Creating house rules, custom rules specific to a local group or campaign, has been common throughout the history of D&D. What makes an effective house rule or game hack and what, if anything, makes early D&D (say, pre-WotC D&D) hackable?
Some properties of early D&D that might contribute to this tendency include mechanical simplicity, reliance on subsystems, intuitive abstractions such as spells, classes, and monsters, avoidance of deep interrelationships between rule areas, and clear and powerful core game loops. Perversely (from the perspective of a designer, at least), some degree of roughness, inefficiency, or lack of rules clarity might also motivate house ruling. Some of the properties that contributed to hackability probably arose historically due to the gradual evolutionary nature of D&D development, but whether the properties are emergent or designed top down is irrelevant to the functional behavior.
Collectively, this set of properties provides what I will call articulation points, which support both deep (structural) substitution of rules subsystems and shallow (content) addition of mechanical elements. For an example of a deep articulation point, consider the XP/advancement rules. One could swap out the treasure XP rule for something like a quest fulfillment rule. This would change the dynamics of gameplay in some ways, but would not seriously interrupt the moment to moment experience of play or the core game loop. For an example of a shallow articulation point, consider the “spell” game abstraction. One can write custom spells to replace or supplement the official spells. (Character classes are another similar shallow articulation point.)
A game is articulable to the degree that it is robust to modification in this way, providing a strong but flexible internal structure that continues to function in an understandable manner (even if the dynamics shift) when articulated both deeply and shallowly. Early D&D, especially of the “basic” variety, is particularly articulable.
Practically speaking, one could diagram out the various deep and shallow articulation points provided by a game to guide effective house ruling. Thus, the game provides a structural chassis, much like an automobile prior to factory finishing (or modding). Additionally, and perhaps of more collective utility, mapping out a shared understanding of an underlying chassis would provide an easy way for game designers to offer custom or campaign-based “modding kits” for games while reusing existing design and minimizing wheel reinvention.
Upon consideration, such a chassis ends up being a collection of purposes that fully instantiated rules must fulfill, rather than methods or procedures for fulfilling such purposes. As such, one can think of the chassis as factoring out the teleological structure of a game. A connected mesh of whats and whys isolated or distilled from the hows.

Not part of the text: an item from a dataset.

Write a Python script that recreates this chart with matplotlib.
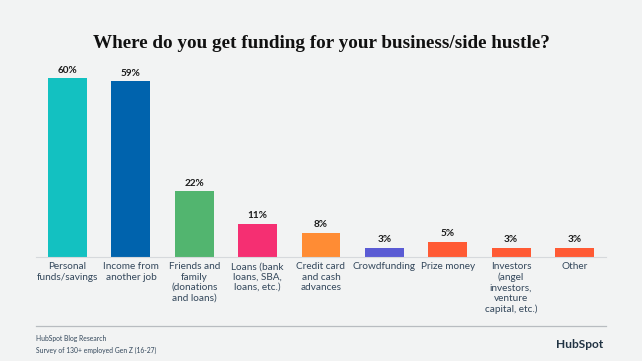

This conceptual approach seems subtly different to me than some common previous ways of thinking about and sharing house rules. One previous approach is standardization, similar to a brand marketing or software compatibility model. One can share a new class “for” (compatible with), say, Sword & Wizardry. Or use the stat line expected for an Old School Essentials monster. Another approach is presenting the (misleading) facade of an entirely new game that has the benefit of (maybe) standing alone more effectively (that is, requiring less tacit subcultural knowledge) but has the downside of being less obviously useful as a source of articulations to other games and creating an unwarranted veneer of incompatibility for players less familiar with the subcultural history or context.
So much for the articulability of early D&D (the chassis side of the equation). What about the house rule (mod, articulation) side of the equation? A good house rule should fit into a clear articulation point, avoid spanning too many elements within the overall chassis (as this increases overall brittleness), and should be clear about whether the modification is deep (such as replacing the XP advancement subsystem or combat initiative subsystem) or shallow (adding/replacing new classes, spells, monsters, and so forth), as mixing deep and shallow creates a player interface with many special cases that need to be remembered. Probably some other things as well that I have yet to consider.
This is a great post. Implicitly that’s how I came to think about my downtime rules. I thought that there’s a sort of purpise here in a game that’s not really adequately served by existing. I definitely thought of then as occupying a space with a function in relation to the core game loop of adventuring. Anyway, I love the idea of a chassis and points of articulation.